Os tropeços de Temer começaram menos de duas senanas depois da posse. O ministro do Planejamento Romero Jucá apareceu em diálogos gravados pelo ex-presidente da Transpetro Sérgio Machado dizendo que era preciso "estancar a sangria", em referência à Lava Jato. A péssima repercussão do vazamento obrigou Jucá a deixar a Esplanada. Um a um foram tombando os auxiliares mais próximos do presidente. Até assessores palacianos reconhecem que foi um erro Temer se cercar de investigados da Lava-Jato.

O próximo a cair por problemas de conduta foi o ministro da Secretaria de Governo Geddel Vieira Lima, que despachava no andar de cima de Temer e respondia pelo maior ativo de sua administração: a relação com o Congresso. Geddel foi acusado pelo então ministro da Cultura Marcelo Calero de tê-lo coagido a liberar uma obra de seu interesse em Salvador. Meses depois de entregar sua demissão, Geddel voltou a ser notícia ao ter suas digitais nos R$ 51 milhões encontrados pela polícia em malas num apartamento vazio, que acabou ganhando a alcunha de "bunker de Geddel".

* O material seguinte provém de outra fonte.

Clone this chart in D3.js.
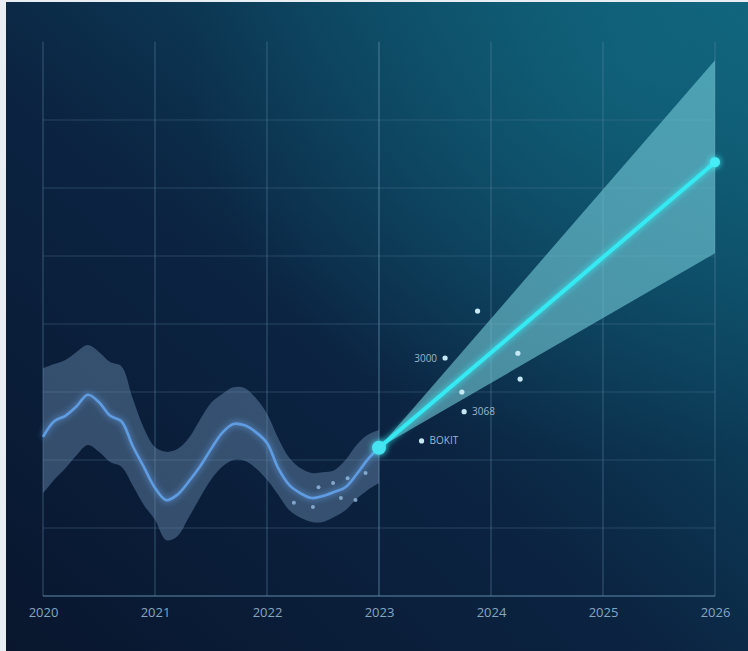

Naquele fim de 2016, o governo preparava o texto da principal reforma que planejava levar a cabo, a da Previdência. À época, Temer calculava ter cerca de 340 deputados em sua base aliada, número mais do que suficiente para aprovar a Proposta de Emenda à Constituição (PEC). E ainda contava com o aliado Eduardo Cunha na Presidência da Câmara para pôr em pauta a matéria. Cunha foi preso, Rodrigo Maia o sucedeu e o governo perdeu o timing.

Quando chegou à Câmara, no início de 2017, o texto foi atacado pelo efeito sobre os trabalhadores. A falha em comunicar para a população a importância de sanear as contas do INSS para garantir as aposentadorias futuras é apontada por auxiliares como outro erro grave da administração de Temer.

Enquanto o texto passeava pela Câmara e emissários do governo tentavam driblar as polêmicas em torno da proposta, veio o golpe fatal. Na tarde do dia 16 de maio, O GLOBO revelou gravação do dono da JBS, Joesley Batista, conversando com Temer numa área externa do Palácio do Jaburu, tarde da noite. Se as circunstâncias da conversam já eram suspeitas, o conteúdo era ainda mais devastador. Temer teria dado anuência para Joesley pagar para a compra do silêncio de Cunha. No dia seguinte, Temer chegou a cogitar a renuncia. Mas resistiu.